I can't see it well enough in the photo, but it looks like you may need work on your bow hand.

Weight is evenly distributed with a solid base. The little we can see, you seem to have good alignment, though your release shoulder is a little high.

Your anchor may be a little high, but that may be the best anchor for such a short bow.

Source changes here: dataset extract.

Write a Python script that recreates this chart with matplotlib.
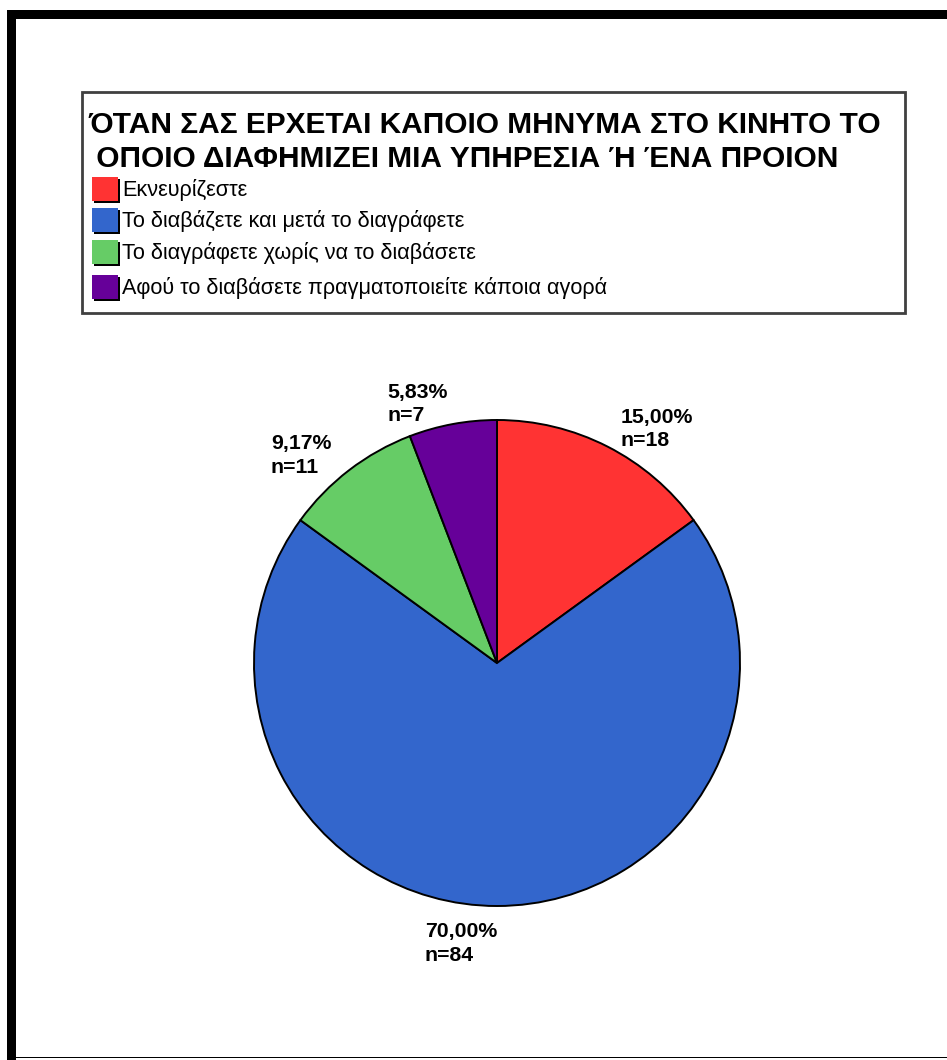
import numpy as np
import matplotlib
matplotlib.use('Agg')
import matplotlib.pyplot as plt
from matplotlib.patches import Rectangle

plt.rcParams['font.family'] = ['Liberation Sans', 'DejaVu Sans']

# Απαντήσεις (πλήθος ατόμων)
categories = ['Εκνευρίζεστε',
              'Το διαβάζετε και μετά το διαγράφετε',
              'Το διαγράφετε χωρίς να το διαβάσετε',
              'Αφού το διαβάσετε πραγματοποιείτε κάποια αγορά']
counts = [18, 84, 11, 7]
colors = ['#FF3333', '#3366CC', '#66CC66', '#660099']
title = ('ΌΤΑΝ ΣΑΣ ΕΡΧΕΤΑΙ ΚΑΠΟΙΟ ΜΗΝΥΜΑ ΣΤΟ ΚΙΝΗΤΟ ΤΟ\n'
         ' ΟΠΟΙΟ ΔΙΑΦΗΜΙΖΕΙ ΜΙΑ ΥΠΗΡΕΣΙΑ Ή ΈΝΑ ΠΡΟΙΟΝ')

W, H = 947, 1060
fig = plt.figure(figsize=(W / 100, H / 100), dpi=100)
fig.patch.set_facecolor('white')


def fx(px):
    return px / W


def fy(py):
    return 1 - py / H


# πλαίσιο γύρω από το γράφημα
fig.add_artist(Rectangle((fx(7), fy(19)), fx(940), 9 / H, transform=fig.transFigure,
                         facecolor='black', edgecolor='none'))
fig.add_artist(Rectangle((fx(7), 0), fx(9), fy(10), transform=fig.transFigure,
                         facecolor='black', edgecolor='none'))
fig.add_artist(Rectangle((fx(7), fy(1058)), fx(940), 1.2 / H, transform=fig.transFigure,
                         facecolor='black', edgecolor='none'))

# ----- πίτα -----
cx, cy, r = 497, 663, 243
ax = fig.add_axes([fx(cx - r), fy(cy + r), 2 * r / W, 2 * r / H])
wedges, _ = ax.pie(counts, colors=colors, startangle=90, counterclock=False,
                   wedgeprops=dict(edgecolor='black', linewidth=1.4))
ax.set_xlim(-1, 1)
ax.set_ylim(-1, 1)
ax.set_aspect('equal')
ax.axis('off')

total = sum(counts)
for w, n in zip(wedges, counts):
    mid = np.deg2rad((w.theta1 + w.theta2) / 2)
    x = 1.12 * np.cos(mid)
    y = 1.12 * np.sin(mid) - 0.035
    pct = f'{100 * n / total:.2f}'.replace('.', ',')
    ha = 'left' if x > 0.01 else 'right'
    ax.text(x, y, f'{pct}%\nn={n}', ha=ha, va='center', multialignment='left',
            fontsize=15.3, fontweight='bold', linespacing=1.3, clip_on=False)

# ----- υπόμνημα με τίτλο -----
fig.add_artist(Rectangle((fx(82), fy(313)), fx(823), 221 / H, transform=fig.transFigure,
                         facecolor='white', edgecolor='#404040', linewidth=2))
fig.text(fx(88), fy(111), title, ha='left', va='top', fontsize=21.5,
         fontweight='bold', linespacing=1.28)

row_y = [190, 221, 253, 288]
for yy, lab, c in zip(row_y, categories, colors):
    # μαύρη σκιά κάτω δεξιά
    fig.add_artist(Rectangle((fx(94), fy(yy + 13)), fx(26), 24 / H,
                             transform=fig.transFigure, facecolor='black', edgecolor='none'))
    fig.add_artist(Rectangle((fx(92), fy(yy + 11)), fx(26), 24 / H,
                             transform=fig.transFigure, facecolor=c, edgecolor='none'))
    fig.text(fx(122), fy(yy), lab, ha='left', va='center', fontsize=15.6)

fig.savefig('out.png', dpi=100, facecolor='white')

You seem to have pretty good form. How are you shooting?

Allen


----------



## joshua1286 (Nov 25, 2013)

Shooting has been inconsistent lately. just started shooting again since hunting season, so it may be due to conditioning. I shoot alone and I am not really sure of proper form. What are some other ways to tell if draw length is an issue?


----------



## Adam Banks (Dec 26, 2011)

Now i am a recurve shooter however alot of other good compound shooters i know would generally shorten the draw until you can hold bow arm straight while still getting the right anchor

as said above reducing the draw length may take out lean in the shot

could be wrong i am only beginning to coach some compounds il be the first to admit i have a long way to go i hope this is helpful ( and correct )


----------



## joshua1286 (Nov 25, 2013)

Here are a couple more pictures that may be better for critiques.


----------



## joshua1286 (Nov 25, 2013)




----------



## aread (Dec 25, 2009)

Now that you aren't standing on the wall I can see a little more. DL is good, but three suggestions:

1 - try to get your release arm shoulder down more. It probably looks higher because you are shooting at a low target, but if you have any difficulty keeping the pin up on the X, a lower shoulder makes it easier to hover over the X and execute a smooth release.
2- move your bow shoulder closer to the arrow. This also improves steadiness.
3- you may have a little too much bow hand on the bow. It looks like you have the bow on your lifeline. You want the grip of the bow to the right of your lifeline & on the meat of your palm at the base of your thumb.

Hope this helps,
Allen


----------



## joshua1286 (Nov 25, 2013)

Thanks for the tips. Do you think I may need to increase draw length to achieve the adjustments to my shoulders?


----------



## Adam Banks (Dec 26, 2011)

have a look and compare


----------



## Perentie (Jan 8, 2014)

REO is really not the one to be looking at for form emulation =)

Look at Levi Morgan, Tim Gillentein(sp), Erika Jones.


----------



## aread (Dec 25, 2009)

joshua1286 said:


> Thanks for the tips. Do you think I may need to increase draw length to achieve the adjustments to my shoulders?


Possibly, make the form changes and see where you are. The bow's draw length is to get your front end aligned. The D-loop length is to get your draw side aligned.


----------